The US$3.06 billion South Flank project was assessed by reference to our Capital Allocation Framework. The decision also took into account environmental, health and safety, water, Indigenous and community considerations.

The project is expected to produce high-quality iron ore for more than 25 years, starting in CY2021. Our view is that population growth and increasing development in emerging economies will continue to drive demand for steel over that period, with infrastructure for renewable energy a key factor in future commodity growth. South Flank’s high-quality ore will be in particular demand as it requires less processing, produces steel of more reliable quality, and produces less pollution.

Throughout the project design and assessment, BHP’s thinking was informed by our commitment to delivering sustainable value to all our stakeholders. As always, safety and productivity were prioritised. The design team used innovative 3D design tools that enable designers to spot potential clashes, bottlenecks or safety issues more readily than with traditional paper-based designs.

The mine design has engineered out over 400 potential causes of significant safety events, meaning a safer workplace for the estimated 2,500 construction and 600 ongoing operational jobs that will be created.

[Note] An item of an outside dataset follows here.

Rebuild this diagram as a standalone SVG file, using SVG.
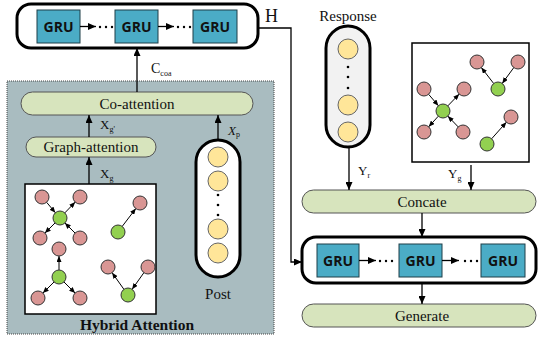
<svg xmlns="http://www.w3.org/2000/svg" width="538" height="337" viewBox="0 0 538 337">
  <style>
    .serif { font-family: "Liberation Serif", "Times New Roman", serif; fill: #111; }
    .lbl { font-size: 15px; text-anchor: middle; }
    .sub { font-size: 8px; }
    .var { font-size: 13px; }
    .gru-box { fill: #4bacc6; stroke: #1e3f48; stroke-width: 1; }
    .gru-txt { font-family: "Open Sans", "DejaVu Sans", sans-serif; font-weight: bold; font-size: 14px; fill: #111; text-anchor: middle; }
    .container { fill: #fff; stroke: #000; stroke-width: 3; }
    .pill { fill: #d7e4bd; stroke: #555; stroke-width: 1; }
    .seq { stroke: #000; stroke-width: 3; }
    .tok { fill: #ffe699; stroke: #666; stroke-width: 1; }
    .pink { fill: #d99694; stroke: #333; stroke-width: 1; }
    .green { fill: #92d050; stroke: #333; stroke-width: 1; }
    .line { fill: none; stroke: #000; stroke-width: 1.3; }
    .edge { fill: none; stroke: #000; stroke-width: 1; marker-end: url(#ah-s); }
    .arr { marker-end: url(#ah); }
    .dot { fill: #000; }
    .gbox { fill: #fff; stroke: #000; stroke-width: 1.5; }
  </style>
  <defs>
    <marker id="ah" markerUnits="userSpaceOnUse" markerWidth="8" markerHeight="7" refX="8" refY="3.5" orient="auto">
      <path d="M0,0 L8,3.5 L0,7 z" fill="#000"/>
    </marker>
    <marker id="ah-s" markerUnits="userSpaceOnUse" markerWidth="6" markerHeight="5" refX="6" refY="2.5" orient="auto">
      <path d="M0,0 L6,2.5 L0,5 z" fill="#000"/>
    </marker>
  </defs>

  <!-- Hybrid attention panel -->
  <g id="hybrid-attention">
    <rect x="7" y="81" width="267" height="253" fill="#a9bcc0" stroke="#444" stroke-width="1" stroke-dasharray="1 1"/>
    <text class="serif" x="137" y="330" font-size="15.5" font-weight="bold" text-anchor="middle">Hybrid Attention</text>
  </g>

  <!-- Encoder GRU chain -->
  <g id="encoder-gru">
    <rect class="container" x="17" y="4" width="241" height="44" rx="14"/>
    <rect class="gru-box" x="37" y="10" width="43" height="33"/>
    <text class="gru-txt" x="58.5" y="31.5">GRU</text>
    <rect class="gru-box" x="115" y="10" width="43" height="33"/>
    <text class="gru-txt" x="136.5" y="31.5">GRU</text>
    <rect class="gru-box" x="193" y="10" width="44" height="33"/>
    <text class="gru-txt" x="215" y="31.5">GRU</text>
    <line class="line arr" x1="80" y1="26.5" x2="96" y2="26.5" stroke-width="1"/>
    <circle class="dot" cx="100" cy="27" r="1.2"/><circle class="dot" cx="106" cy="27" r="1.2"/><circle class="dot" cx="112" cy="27" r="1.2"/>
    <line class="line arr" x1="158" y1="26.5" x2="174" y2="26.5" stroke-width="1"/>
    <circle class="dot" cx="178" cy="27" r="1.2"/><circle class="dot" cx="184" cy="27" r="1.2"/><circle class="dot" cx="190" cy="27" r="1.2"/>
    <text class="serif" x="265" y="22" font-size="18">H</text>
  </g>

  <!-- Co-attention -->
  <g id="co-attention">
    <rect class="pill" x="21" y="92" width="232" height="23" rx="11.5"/>
    <text class="serif lbl" x="137" y="108.5">Co-attention</text>
  </g>

  <!-- Graph-attention -->
  <g id="graph-attention">
    <rect class="pill" x="26" y="137" width="130" height="20" rx="10"/>
    <text class="serif lbl" x="91" y="152">Graph-attention</text>
  </g>

  <!-- Post token sequence -->
  <g id="post">
    <rect class="seq" x="196" y="140" width="44" height="137" rx="22" fill="#fff"/>
    <circle class="tok" cx="218" cy="157" r="10"/>
    <circle class="tok" cx="218" cy="181" r="10"/>
    <circle class="dot" cx="218" cy="195" r="1.3"/>
    <circle class="dot" cx="218" cy="205" r="1.3"/>
    <circle class="dot" cx="218" cy="215" r="1.3"/>
    <circle class="tok" cx="218" cy="229" r="10"/>
    <circle class="tok" cx="218" cy="253" r="10"/>
    <text class="serif lbl" x="218" y="299">Post</text>
  </g>

  <!-- Post graph -->
  <g id="post-graph">
    <rect class="gbox" x="25" y="184" width="131" height="130"/>
    <line class="edge" x1="46.6" y1="202.3" x2="55.4" y2="212.7"/>
    <line class="edge" x1="64.8" y1="212.9" x2="75.2" y2="202.1"/>
    <line class="edge" x1="55.1" y1="222.9" x2="44.9" y2="233.1"/>
    <line class="edge" x1="75.1" y1="233.1" x2="64.9" y2="222.9"/>
    <line class="edge" x1="122.2" y1="226.4" x2="135.8" y2="208.6"/>
    <line class="edge" x1="59" y1="270" x2="59" y2="256"/>
    <line class="edge" x1="54.1" y1="281.9" x2="42.9" y2="293.1"/>
    <line class="edge" x1="63.9" y1="281.9" x2="75.1" y2="293.1"/>
    <line class="edge" x1="123.9" y1="289.3" x2="112.1" y2="272.7"/>
    <line class="edge" x1="143.9" y1="272.7" x2="132.1" y2="289.3"/>
    <circle class="pink" cx="42" cy="197" r="7"/>
    <circle class="pink" cx="80" cy="197" r="7"/>
    <circle class="green" cx="60" cy="218" r="7"/>
    <circle class="pink" cx="40" cy="238" r="7"/>
    <circle class="pink" cx="80" cy="238" r="7"/>
    <circle class="pink" cx="140" cy="203" r="7"/>
    <circle class="green" cx="118" cy="232" r="7"/>
    <circle class="pink" cx="59" cy="249" r="7"/>
    <circle class="green" cx="59" cy="277" r="7"/>
    <circle class="pink" cx="38" cy="298" r="7"/>
    <circle class="pink" cx="80" cy="298" r="7"/>
    <circle class="pink" cx="108" cy="267" r="7"/>
    <circle class="pink" cx="148" cy="267" r="7"/>
    <circle class="green" cx="128" cy="295" r="7"/>
  </g>

  <!-- Response token sequence -->
  <g id="response">
    <text class="serif lbl" x="348" y="21">Response</text>
    <rect class="seq" x="326" y="26" width="44" height="121" rx="22" fill="#f2f2f2"/>
    <circle class="tok" cx="348" cy="49" r="10"/>
    <circle class="dot" cx="348" cy="67" r="1.3"/>
    <circle class="dot" cx="348" cy="77" r="1.3"/>
    <circle class="dot" cx="348" cy="88" r="1.3"/>
    <circle class="tok" cx="348" cy="105" r="10"/>
    <circle class="tok" cx="348" cy="132" r="10"/>
  </g>

  <!-- Response graph -->
  <g id="response-graph">
    <rect class="gbox" x="412" y="43" width="117" height="119"/>
    <line class="edge" x1="493.7" y1="83.5" x2="481.3" y2="67.5"/>
    <line class="edge" x1="513.8" y1="67.6" x2="502.2" y2="83.4"/>
    <line class="edge" x1="428.6" y1="94.3" x2="438.4" y2="105.7"/>
    <line class="edge" x1="447.8" y1="105.9" x2="459.2" y2="94.1"/>
    <line class="edge" x1="438.3" y1="116.2" x2="428.7" y2="126.8"/>
    <line class="edge" x1="458.2" y1="126.9" x2="447.8" y2="116.1"/>
    <line class="edge" x1="491.6" y1="138.8" x2="506.4" y2="122.2"/>
    <circle class="pink" cx="477" cy="62" r="7"/>
    <circle class="pink" cx="518" cy="62" r="7"/>
    <circle class="green" cx="498" cy="89" r="7"/>
    <circle class="pink" cx="424" cy="89" r="7"/>
    <circle class="pink" cx="464" cy="89" r="7"/>
    <circle class="green" cx="443" cy="111" r="7"/>
    <circle class="pink" cx="424" cy="132" r="7"/>
    <circle class="pink" cx="463" cy="132" r="7"/>
    <circle class="pink" cx="511" cy="117" r="7"/>
    <circle class="green" cx="487" cy="144" r="7"/>
  </g>

  <!-- Concate -->
  <g id="concate">
    <rect class="pill" x="302" y="190" width="234" height="23" rx="11.5"/>
    <text class="serif lbl" x="422" y="206.5">Concate</text>
  </g>

  <!-- Decoder GRU chain -->
  <g id="decoder-gru">
    <rect class="container" x="302" y="237" width="234" height="46" rx="14"/>
    <rect class="gru-box" x="317" y="244" width="42" height="33"/>
    <text class="gru-txt" x="338" y="265.5">GRU</text>
    <rect class="gru-box" x="399" y="244" width="43" height="33"/>
    <text class="gru-txt" x="420.5" y="265.5">GRU</text>
    <rect class="gru-box" x="481" y="244" width="44" height="33"/>
    <text class="gru-txt" x="503" y="265.5">GRU</text>
    <line class="line arr" x1="359" y1="260.5" x2="376" y2="260.5" stroke-width="1"/>
    <circle class="dot" cx="380" cy="261" r="1.2"/><circle class="dot" cx="386" cy="261" r="1.2"/><circle class="dot" cx="392" cy="261" r="1.2"/>
    <line class="line arr" x1="442" y1="260.5" x2="459" y2="260.5" stroke-width="1"/>
    <circle class="dot" cx="465" cy="261" r="1.2"/><circle class="dot" cx="471" cy="261" r="1.2"/><circle class="dot" cx="477" cy="261" r="1.2"/>
  </g>

  <!-- Generate -->
  <g id="generate">
    <rect class="pill" x="302" y="304" width="234" height="23" rx="11.5"/>
    <text class="serif lbl" x="422" y="320.5">Generate</text>
  </g>

  <!-- Connectors -->
  <g id="connectors">
    <line class="line arr" x1="137" y1="92" x2="137" y2="48"/>
    <line class="line arr" x1="89" y1="137" x2="89" y2="115"/>
    <line class="line arr" x1="89" y1="184" x2="89" y2="157"/>
    <line class="line arr" x1="218" y1="140" x2="218" y2="115"/>
    <polyline class="line arr" points="258,28 291,28 291,262 302,262"/>
    <line class="line arr" x1="349" y1="147" x2="349" y2="190"/>
    <line class="line arr" x1="471" y1="165" x2="471" y2="190"/>
    <line class="line arr" x1="422" y1="213" x2="422" y2="237"/>
    <line class="line arr" x1="422" y1="283" x2="422" y2="304"/>
  </g>

  <!-- Connector labels -->
  <g id="labels">
    <text class="serif" x="151" y="72.5" font-size="14">C<tspan class="sub" dy="3">coa</tspan></text>
    <text class="serif var" x="100" y="129">X<tspan class="sub" dy="3">g'</tspan></text>
    <text class="serif var" x="100" y="178">X<tspan class="sub" dy="3">g</tspan></text>
    <text class="serif var" x="228" y="135" font-style="italic">X<tspan class="sub" dy="2" font-style="normal">p</tspan></text>
    <text class="serif var" x="358" y="175">Y<tspan class="sub" dy="3">r</tspan></text>
    <text class="serif var" x="448" y="178">Y<tspan class="sub" dy="3">g</tspan></text>
  </g>
</svg>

Barriers such as requirements for physical strength and extensive manual handling have been eliminated to support the hiring of a diverse workforce.

The mine design also makes the most of new technology, including a conveyor that will generate its own power as it carries ore to be processed. Autonomous drills and trucks will improve both safety and productivity.

Environmental and community considerations were also important inputs into the project design. Dumps and roads were moved to minimise the impact on ghost bats and invertebrate fauna. The project team worked in consultation with the Banjima People, the traditional owners of the land, to identify sensitive environmental and ethnographic and cultural sites. This engagement is ongoing, and the mine design will be reassessed to minimise impact on culturally significant sites.